> **WHAT NEEDS TO BE DONE**
Omit all pictures. Copy the rest of the material exactly.

◆ ◆ ◆ ◆

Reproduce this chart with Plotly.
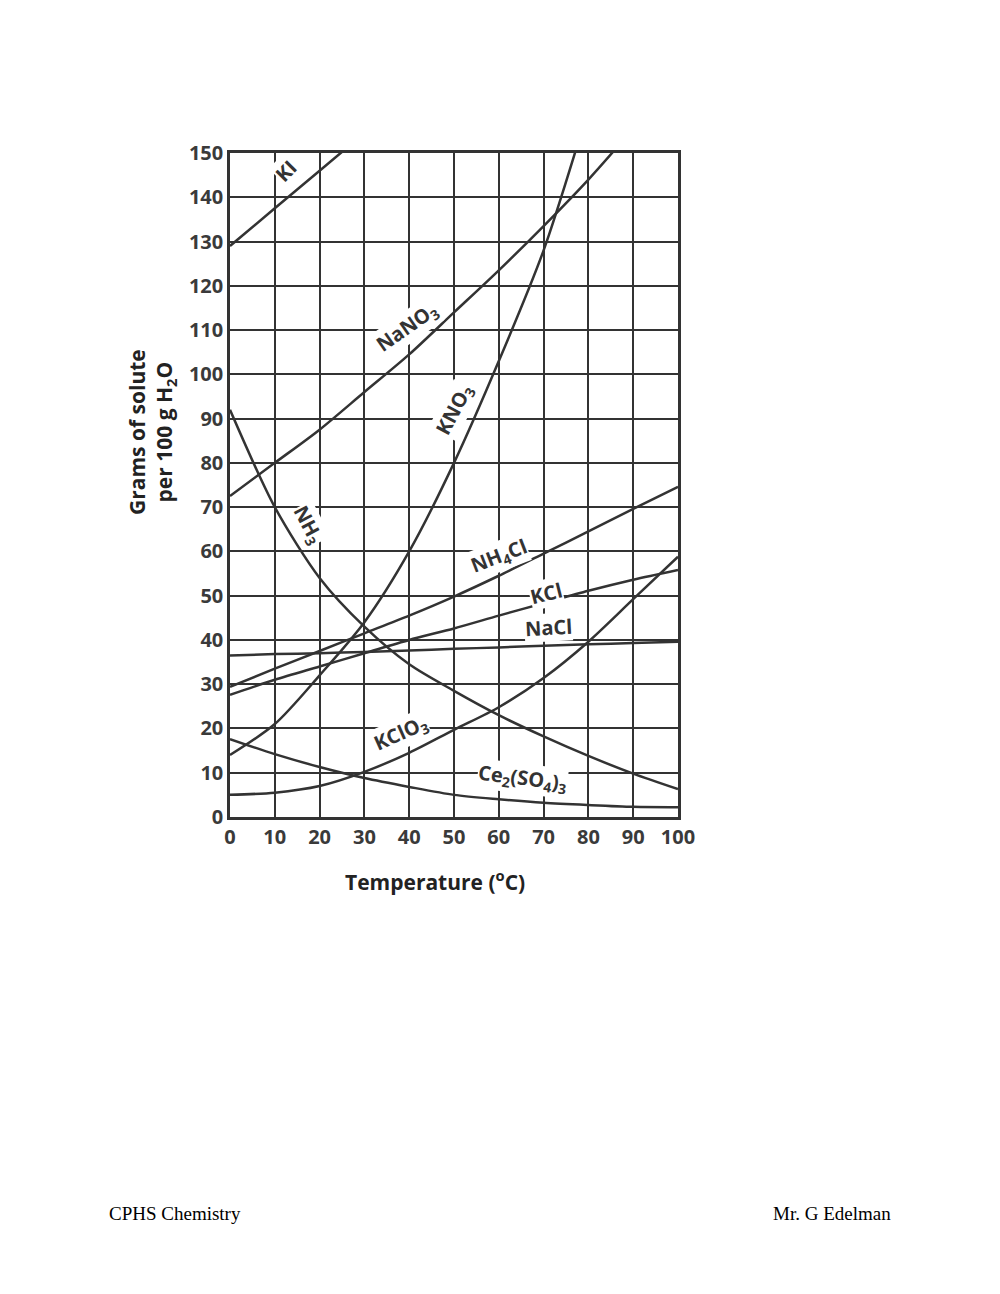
import plotly.graph_objects as go

temps = [0, 10, 20, 30, 40, 50, 60, 70, 80, 90, 100]

ki_t = [0, 10, 20, 30]
ki = [129, 137.5, 146, 154.5]

nano3_t = [0, 10, 20, 30, 40, 50, 60, 70, 80, 90]
nano3 = [72.5, 80, 87.5, 96, 104.5, 114, 123.5, 133.5, 144, 155.5]

kno3_t = [0, 10, 20, 30, 40, 50, 60, 70, 80]
kno3 = [14, 21, 32, 44, 60, 80, 103, 128, 160]

nh3 = [92, 70, 54, 43, 34.5, 28.5, 23, 18.2, 13.8, 9.8, 6.3]
nh4cl = [29.4, 33.5, 37.5, 41.5, 45.5, 49.8, 54.5, 59.5, 64.5, 69.6, 74.6]
kcl = [27.6, 31, 34, 37, 40, 42.6, 45.5, 48.3, 51.1, 53.6, 55.8]
nacl = [36.5, 36.8, 37, 37.3, 37.6, 38, 38.3, 38.7, 39, 39.3, 39.6]
kclo3 = [5, 5.5, 7, 10.2, 14.5, 19.7, 24.8, 31.4, 39.6, 49.2, 58.8]
ce2so43 = [17.6, 14.2, 11.3, 8.8, 6.8, 5, 4, 3.2, 2.7, 2.3, 2.2]

x_ticks = [0, 10, 20, 30, 40, 50, 60, 70, 80, 90, 100]
y_ticks = [0, 10, 20, 30, 40, 50, 60, 70, 80, 90, 100, 110, 120, 130, 140, 150]

labels = [
    # text, x, y, angle
    ("KI", 12.6, 146, -45),
    ("NaNO<sub>3</sub>", 39.6, 110.5, -35),
    ("KNO<sub>3</sub>", 50.2, 92, -62),
    ("NH<sub>3</sub>", 17.3, 66, 62),
    ("NH<sub>4</sub>Cl", 60, 58.8, -21),
    ("KCl", 70.5, 50.6, -14),
    ("NaCl", 71, 42.7, -3),
    ("KClO<sub>3</sub>", 38.2, 18.8, -24),
    ("Ce<sub>2</sub>(SO<sub>4</sub>)<sub>3</sub>", 65.2, 8.8, 7),
]

LC = "#333333"
FONT = "Open Sans"
fig = go.Figure()
series = [
    (ki_t, ki), (nano3_t, nano3), (kno3_t, kno3),
    (temps, nh3), (temps, nh4cl), (temps, kcl), (temps, nacl),
    (temps, kclo3), (temps, ce2so43),
]
for xs, ys in series:
    fig.add_trace(go.Scatter(x=xs, y=ys, mode="lines",
                             line=dict(color=LC, width=2.5, shape="spline", smoothing=0.8),
                             showlegend=False, hoverinfo="skip"))

for text, x, y, ang in labels:
    fig.add_annotation(x=x, y=y, text=text, textangle=ang, showarrow=False,
                       font=dict(family=FONT, size=20, color=LC, weight=700),
                       bgcolor="white", borderpad=0)

fig.add_annotation(xref="paper", yref="paper", x=(152 - 230) / 448, y=(817 - 432) / 664,
                   xanchor="center", yanchor="middle",
                   text="Grams of solute<br>per 100 g H<sub>2</sub>O", textangle=-90,
                   showarrow=False, font=dict(family=FONT, size=21, color="#222222", weight=700),
                   align="center")
fig.add_annotation(xref="paper", yref="paper", x=(435 - 230) / 448, y=-(880 - 817) / 664,
                   xanchor="center", yanchor="middle",
                   text="Temperature (<sup>o</sup>C)", showarrow=False,
                   font=dict(family=FONT, size=21, color="#222222", weight=700))

fig.add_annotation(xref="paper", yref="paper", x=(107 - 230) / 448, y=-(1213 - 817) / 664,
                   text="CPHS Chemistry", showarrow=False, xanchor="left", yanchor="middle",
                   font=dict(family="Liberation Serif", size=19, color="black"))
fig.add_annotation(xref="paper", yref="paper", x=(893 - 230) / 448, y=-(1213 - 817) / 664,
                   text="Mr. G Edelman", showarrow=False, xanchor="right", yanchor="middle",
                   font=dict(family="Liberation Serif", size=19, color="black"))

axis_common = dict(showgrid=True, gridcolor=LC, gridwidth=2.2, showline=True, linecolor=LC,
                   linewidth=2.5, mirror=True, zeroline=False, ticks="",
                   tickfont=dict(family=FONT, size=20, color="#3a3a3a", weight=700))
fig.update_xaxes(range=[0, 100], tickvals=x_ticks, ticktext=[str(v) for v in x_ticks], **axis_common)
fig.update_yaxes(range=[0, 150], tickvals=y_ticks, ticktext=[str(v) for v in y_ticks], **axis_common)

fig.update_layout(width=1000, height=1294, plot_bgcolor="white", paper_bgcolor="white",
                  margin=dict(l=230, r=322, t=153, b=477), showlegend=False)

fig.write_html("out.html")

◆ ◆ ◆ ◆

> **COMPLETE RESPONSE**
Reproduce this chart with Plotly.
import plotly.graph_objects as go

temps = [0, 10, 20, 30, 40, 50, 60, 70, 80, 90, 100]

ki_t = [0, 10, 20, 30]
ki = [129, 137.5, 146, 154.5]

nano3_t = [0, 10, 20, 30, 40, 50, 60, 70, 80, 90]
nano3 = [72.5, 80, 87.5, 96, 104.5, 114, 123.5, 133.5, 144, 155.5]

kno3_t = [0, 10, 20, 30, 40, 50, 60, 70, 80]
kno3 = [14, 21, 32, 44, 60, 80, 103, 128, 160]

nh3 = [92, 70, 54, 43, 34.5, 28.5, 23, 18.2, 13.8, 9.8, 6.3]
nh4cl = [29.4, 33.5, 37.5, 41.5, 45.5, 49.8, 54.5, 59.5, 64.5, 69.6, 74.6]
kcl = [27.6, 31, 34, 37, 40, 42.6, 45.5, 48.3, 51.1, 53.6, 55.8]
nacl = [36.5, 36.8, 37, 37.3, 37.6, 38, 38.3, 38.7, 39, 39.3, 39.6]
kclo3 = [5, 5.5, 7, 10.2, 14.5, 19.7, 24.8, 31.4, 39.6, 49.2, 58.8]
ce2so43 = [17.6, 14.2, 11.3, 8.8, 6.8, 5, 4, 3.2, 2.7, 2.3, 2.2]

x_ticks = [0, 10, 20, 30, 40, 50, 60, 70, 80, 90, 100]
y_ticks = [0, 10, 20, 30, 40, 50, 60, 70, 80, 90, 100, 110, 120, 130, 140, 150]

labels = [
    # text, x, y, angle
    ("KI", 12.6, 146, -45),
    ("NaNO<sub>3</sub>", 39.6, 110.5, -35),
    ("KNO<sub>3</sub>", 50.2, 92, -62),
    ("NH<sub>3</sub>", 17.3, 66, 62),
    ("NH<sub>4</sub>Cl", 60, 58.8, -21),
    ("KCl", 70.5, 50.6, -14),
    ("NaCl", 71, 42.7, -3),
    ("KClO<sub>3</sub>", 38.2, 18.8, -24),
    ("Ce<sub>2</sub>(SO<sub>4</sub>)<sub>3</sub>", 65.2, 8.8, 7),
]

LC = "#333333"
FONT = "Open Sans"
fig = go.Figure()
series = [
    (ki_t, ki), (nano3_t, nano3), (kno3_t, kno3),
    (temps, nh3), (temps, nh4cl), (temps, kcl), (temps, nacl),
    (temps, kclo3), (temps, ce2so43),
]
for xs, ys in series:
    fig.add_trace(go.Scatter(x=xs, y=ys, mode="lines",
                             line=dict(color=LC, width=2.5, shape="spline", smoothing=0.8),
                             showlegend=False, hoverinfo="skip"))

for text, x, y, ang in labels:
    fig.add_annotation(x=x, y=y, text=text, textangle=ang, showarrow=False,
                       font=dict(family=FONT, size=20, color=LC, weight=700),
                       bgcolor="white", borderpad=0)

fig.add_annotation(xref="paper", yref="paper", x=(152 - 230) / 448, y=(817 - 432) / 664,
                   xanchor="center", yanchor="middle",
                   text="Grams of solute<br>per 100 g H<sub>2</sub>O", textangle=-90,
                   showarrow=False, font=dict(family=FONT, size=21, color="#222222", weight=700),
                   align="center")
fig.add_annotation(xref="paper", yref="paper", x=(435 - 230) / 448, y=-(880 - 817) / 664,
                   xanchor="center", yanchor="middle",
                   text="Temperature (<sup>o</sup>C)", showarrow=False,
                   font=dict(family=FONT, size=21, color="#222222", weight=700))

fig.add_annotation(xref="paper", yref="paper", x=(107 - 230) / 448, y=-(1213 - 817) / 664,
                   text="CPHS Chemistry", showarrow=False, xanchor="left", yanchor="middle",
                   font=dict(family="Liberation Serif", size=19, color="black"))
fig.add_annotation(xref="paper", yref="paper", x=(893 - 230) / 448, y=-(1213 - 817) / 664,
                   text="Mr. G Edelman", showarrow=False, xanchor="right", yanchor="middle",
                   font=dict(family="Liberation Serif", size=19, color="black"))

axis_common = dict(showgrid=True, gridcolor=LC, gridwidth=2.2, showline=True, linecolor=LC,
                   linewidth=2.5, mirror=True, zeroline=False, ticks="",
                   tickfont=dict(family=FONT, size=20, color="#3a3a3a", weight=700))
fig.update_xaxes(range=[0, 100], tickvals=x_ticks, ticktext=[str(v) for v in x_ticks], **axis_common)
fig.update_yaxes(range=[0, 150], tickvals=y_ticks, ticktext=[str(v) for v in y_ticks], **axis_common)

fig.update_layout(width=1000, height=1294, plot_bgcolor="white", paper_bgcolor="white",
                  margin=dict(l=230, r=322, t=153, b=477), showlegend=False)

fig.write_html("out.html")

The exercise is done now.